Thursday, November 24, 2005

Poor policy

Campaign 2000 reports on the woeful lack of progress in combating child poverty in Canada:
The group's annual report says 1.2 million children in Canada – one out of six – continue to live in poverty; a rate that hasn't changed in almost 30 years.

Food banks across the country continue to do a bustling business.

In Toronto alone, 175,000 people use them every month – and it's not just the unemployed.

According to the study nearly half of all poor children, 48 per cent, live in families with working parents.
It's bad enough how little progress has been made over the past three decades. But it should be all the more shocking that this is one of the few issues where even the impending election campaign can't induce the Liberals to inject any money:
Minister of Social Development Ken Dryden says he's reviewing the problem.

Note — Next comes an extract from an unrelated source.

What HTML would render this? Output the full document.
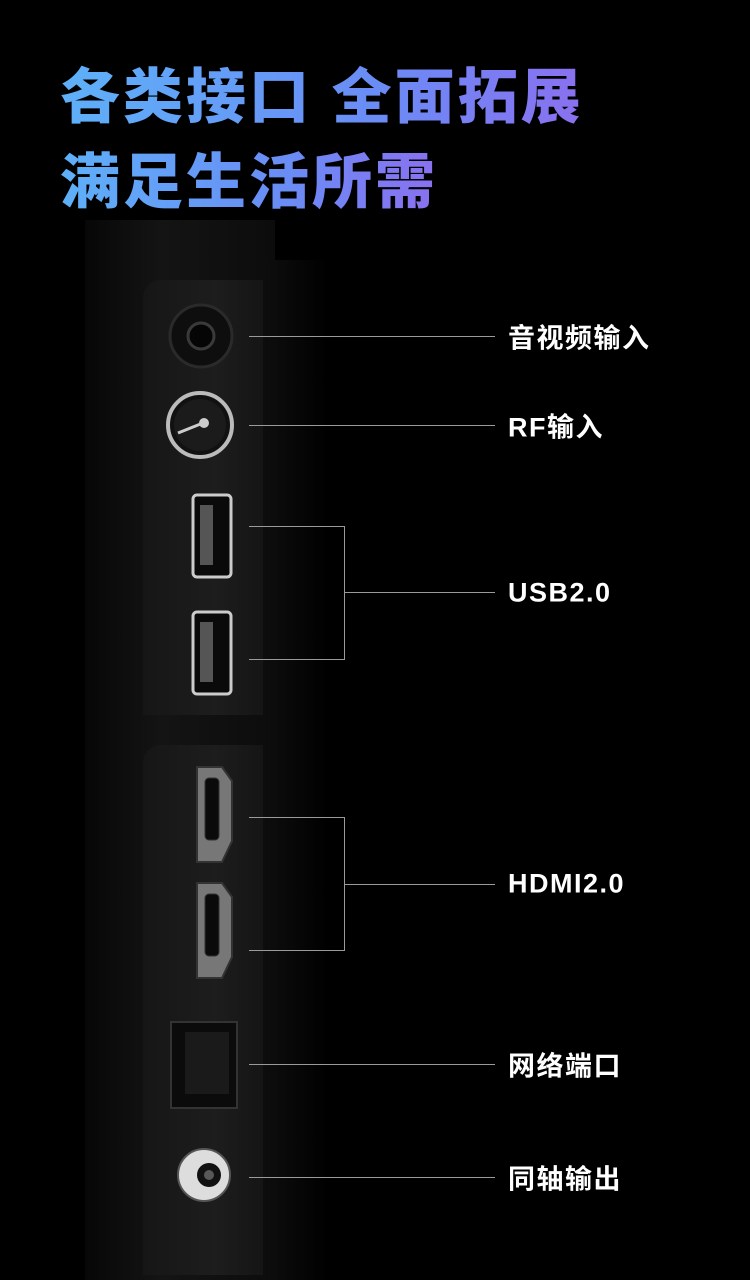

"Everybody is really ready to come up with a really workable definition, a definition that the public understands and accepts, and then out of that there's a much better chance ot setting targets," he said.
The answers listed in the report itself are rather obvious, including policies such as improving access to EI and providing better funding for social housing. Not coincidentally, those are precisely the issues that have been ignored or undone throughout the Libs' term of office.

That leaves voters interested in reducing poverty with a choice between a Liberal party still interested more in arguing about definitions than taking action, or the NDP which has already forced more action in one budget than the Liberals have ever been willing to take. Hopefully after another election that gives enough added clout to the NDP, the numbers actually will change for the better.